A 54-year-old ex-RIA says UBS discriminated against him because of his age — even after he brought them $75 million in new business.
Matthew Farkas' lawsuit alleges that he brought tens of millions of dollars in new client assets to the wirehouse because its management promised that if he delivered a set amount of new client assets, then he would be hired to work as an FA in its private wealth channel.
But ultimately a UBS manager, who expressed concerns about Farkas’ age, rejected plans to hire him because of his age and heart condition, Farkas alleges in a lawsuit.
In an answer filed this month in federal court, where UBS asked to have the litigation transferred, the wirehouse denied the allegations and asked the judge to toss Farkas’ claims, which include, in addition to age bias, breach of contract, fraud, and failure to pay wages.
"Having removed the matter to federal court, UBS will vigorously defend against these meritless claims," a UBS spokesperson writes in an emailed response to a request for comment for this story.
The narrative supporting Farkas’ allegations, however, likely will draw interest among many FAs because it describes in detail how UBS allegedly structures its compensation for newcomers.
In his lawsuit, Farkas describes himself as “54 years old with a heart condition” and states that he “did not ‘fit the mold’ of a young recruit,” which UBS sought to hire. He nonetheless applied in 2016 for an analyst position in the wirehouse’s Century City, Los Angeles office. In his lawsuit, Farkas describes himself as “born into a privileged society of high net worth families whose wealth and legacies are visible in academic institutions, charitable and art foundations, and retail brands throughout the world.”
In his lawsuit, Farkas argues his “personal connections to high and ultra-high net worth families made him a unique potential asset to UBS Private Wealth Management, where the price of client admission is a net worth of more than $25 million.”
One UBS senior vice president for the wealth management unit noted Farkas’ background and encouraged him to join the firm as an FA. The senior vice president “convinced Mr. Farkas to work in his private wealth management team,” the lawsuit states. Farkas alleges he was told that if he raised $20 million in new client money and passed a background check, he could have a job. His initial salary would be $70,000 but he would receive 25% of the gross management fees for each new client, Farkas’ lawsuit alleges.
On the basis of that offer, Farkas worked to bring in $22 million initially to UBS’ private wealth management unit and another $75 million for cash management, the lawsuit alleges. He was not compensated for his efforts to attract those assets nor reimbursed for the travel expenses he incurred while pursuing them, Farkas’ lawsuit alleges.
Farkas’ lawyer, Alyssa Schabloski of Gladius Law in Los Angeles, declines to provide any further detail about Farkas’ social and family connections, noting she and her client do not want to violate others’ privacy.
Schabloski’s only public comment about her client’s lawsuit: "Even with 97,000,000 reasons to employ Mr. Farkas, UBS fraudulently and unfairly took advantage of Mr. Farkas’ free labor to enrich its own coffers. We look forward to presenting our case to a jury to hold UBS accountable for its false promises and discrimination."

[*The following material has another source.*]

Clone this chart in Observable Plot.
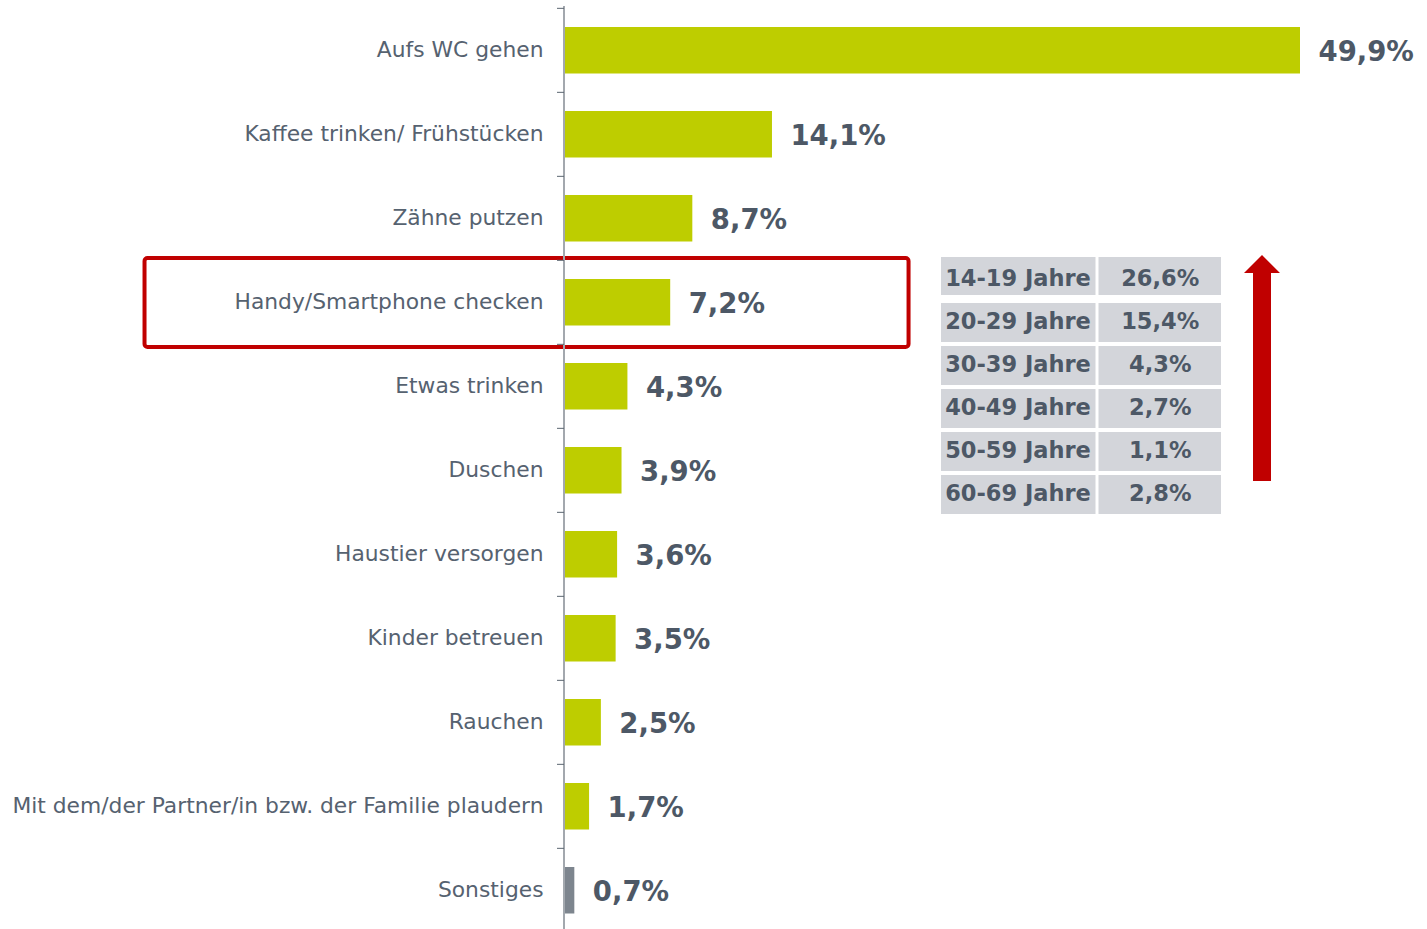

Throughout Farkas’ application process, one UBS managing director remained “less than enthusiastic” about Farkas’ prospective hiring, expressed “ageist sentiments” and also displayed “immediate animus during their first meeting,” according to Farkas’ lawsuit.
That managing director told Farkas among other things, the lawsuit alleges:
“You’re in your 50's; you don’t fit the mold.”
“It’s a younger man’s game.”
“A lot of guys your age come in and say I have guys at my golf club who will give me money.”
That managing partner also reset the bar from $20 million to $100 million as the amount Farkas had to draw in new client assets to UBS to be considered for a formal offer as an FA, the lawsuit alleges.
Then, when it appeared Farkas “would actually meet that goal,” the managing partner used “a bogus aptitude test and made up other excuses as pretext for refusing to hire Mr. Farkas and refusing to compensate him for the substantial work he did for UBS,” according to the lawsuit.
The test was an exam expected to measure his aptitude and ability to pass the Finra-administered Series 7 exam, even though Farkas had previously obtained his Series 7 license earlier in his career, according to the lawsuit.
After he failed the aptitude test, UBS managers told Farkas instead of an FA job, they would allow him to receive referral fees through a platform for outside “trusted advisors.”
During his ultimately thwarted recruitment to UBS, Farkas also told UBS management about a tax lien issue he faced and was told that “would not be a problem,” his lawsuit alleges.
According to BrokerCheck, Farkas told the SEC he'd reached a compromise with the IRS to pay $12,000 to settle an alleged $340,000 liability in 2018.
In its answer, UBS generally denies “each and every allegation” in Farkas’ complaint and specifically that it discriminated against him on the basis of his age. But also states affirmatively that Farkas should be arbitrating any claims and he has failed to exhaust administrative remedies. It also believes the firm’s and its individual managers’ conducts fall under “proper managerial discretion in good faith” and therefore were lawful.
A UBS spokesperson did not return a request for further comment.